Iryna , when you reproduce this on windows manually does the rebalance succeed second time ?
do you see any data loss ? does rebalance fail immediately ?
Comment by Iryna Mironava [ 20/Nov/12 ]
it not succeed after retrying during some time window, after about 15 minutes it succeed
there is no data loss,
rebalance fails in first 1-5 mins of rebalancing
Comment by Aleksey Kondratenko [ 20/Nov/12 ]
I cannot see any clear evidence of what caused this. But it looks bad enough. 60 seconds timeout to query vbucket states on both nodes was hit here.

I also see that janitor pass immediately preceding rebalance also failed but in different phase, where it was waiting for vbucket change requests to be complete also failed on both nodes. And this timeout is 30 seconds.

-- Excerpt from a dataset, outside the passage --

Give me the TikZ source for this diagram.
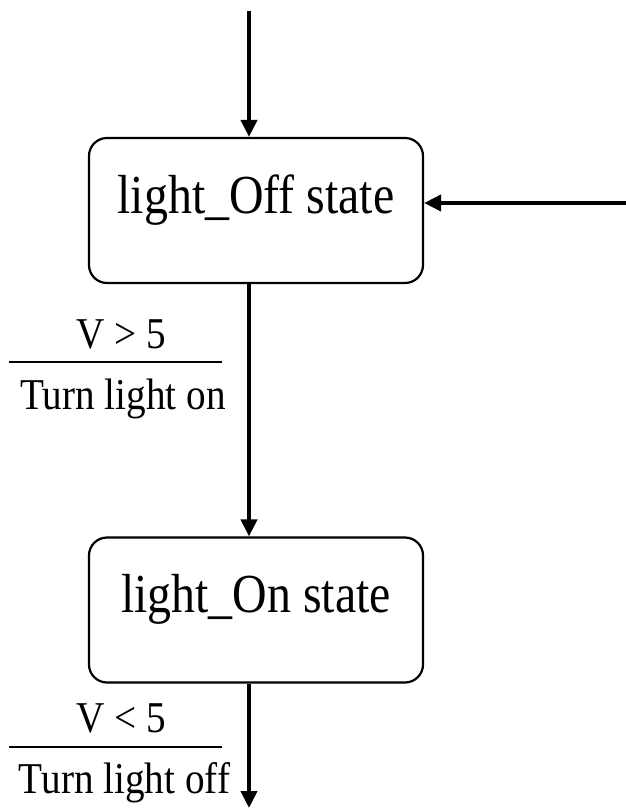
\documentclass[tikz,border=0pt]{standalone}
\usepackage{fontspec}
\setmainfont{Liberation Serif}
\newfontfamily\statefont[FakeStretch=0.87]{Liberation Serif}
\newfontfamily\lblfont[FakeStretch=0.89]{Liberation Serif}
\usetikzlibrary{arrows.meta}

\tikzset{
  statebox/.style={draw, line width=2.2pt, rounded corners=18pt,
    minimum width=334pt, inner sep=0pt,
    text height=75pt, text depth=70pt,
    font=\statefont\fontsize{55}{62}\selectfont},
  flow/.style={line width=4pt, -{Triangle[length=17pt,width=16pt]}},
  guard/.style={anchor=base, inner sep=0pt, font=\lblfont\fontsize{44}{50}\selectfont},
  guardrule/.style={line width=2pt}
}

\begin{document}
\begin{tikzpicture}[x=1pt,y=-1pt]
  \useasboundingbox (0,0) rectangle (626,808);

  % states
  \node[statebox] (off) at (256,210.5) {light\_Off state};
  \node[statebox] (on)  at (256,610)   {light\_On state};

  % entry points and exit
  \coordinate (start) at (249,11);
  \coordinate (reset) at (626,203);
  \coordinate (exit)  at (249,808);

  \draw[flow] (start) -- (start |- off.north);
  \draw[flow] (reset) -- (reset -| off.east);
  \draw[flow] (start |- off.south) -- (start |- on.north);
  \draw[flow] (start |- on.south) -- (exit);

  % transition off -> on
  \node[guard] (c1) at (121,348) {V > 5};
  \coordinate (r1a) at (9,362);
  \coordinate (r1b) at (222,362);
  \draw[guardrule] (r1a) -- (r1b);
  \node[guard] (a1) at (123,409) {Turn light on};

  % transition on -> exit
  \node[guard] (c2) at (121,732) {V < 5};
  \coordinate (r2a) at (9,747);
  \coordinate (r2b) at (222,747);
  \draw[guardrule] (r2a) -- (r2b);
  \node[guard] (a2) at (124.5,793) {Turn light off};
\end{tikzpicture}
\end{document}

I'd like diag to be grabbed _immediately_ after rebalance fails so that I could see what is the state of janitor_ageng and ns_memcached on each node. I.e. without doing any cleanup please. May I have that ?
Comment by Aleksey Kondratenko [ 20/Nov/12 ]
See above
Comment by Andrei Baranouski [ 21/Nov/12 ]
logs immediately after rebalance failure
Comment by Andrei Baranouski [ 21/Nov/12 ]
rebalance is successful in second time
Comment by Aleksey Kondratenko [ 21/Nov/12 ]
It's not quite immediately, sadly. Few seconds after problem. And backtraces on .118 (node where we failed waiting) don't have anything bad sadly.
Comment by Farshid Ghods (Inactive) [ 21/Nov/12 ]
given that rebalance succeeded second time moving this to 2.0.1
Comment by Farshid Ghods (Inactive) [ 09/Jan/13 ]
Andrei,

is this test fialing with the latest 2.0.1 build ?
Comment by Andrei Baranouski [ 10/Jan/13 ]
yes, 3 tests constantly fall in failover job: http://qa.hq.northscale.net/view/2.0.1/job/centos-64-2.0-failover-tests/501/consoleFull
Comment by Andrei Baranouski [ 10/Jan/13 ]
2.0.1-120-rel
Comment by Farshid Ghods (Inactive) [ 17/Jan/13 ]
per bug scrub

retrying rebalance after a few minutes should work.
Comment by Farshid Ghods (Inactive) [ 22/Jan/13 ]
Aliaksey,

i know this was discussed before but we want to confirm what the test does with your conclusion

we put the node behind the firewall , then wait until node is marked as unhealthy by NS_SERVER
then failover this node and click on rebalance to eject the node ( ejectedNodes = 10.1.3.118 )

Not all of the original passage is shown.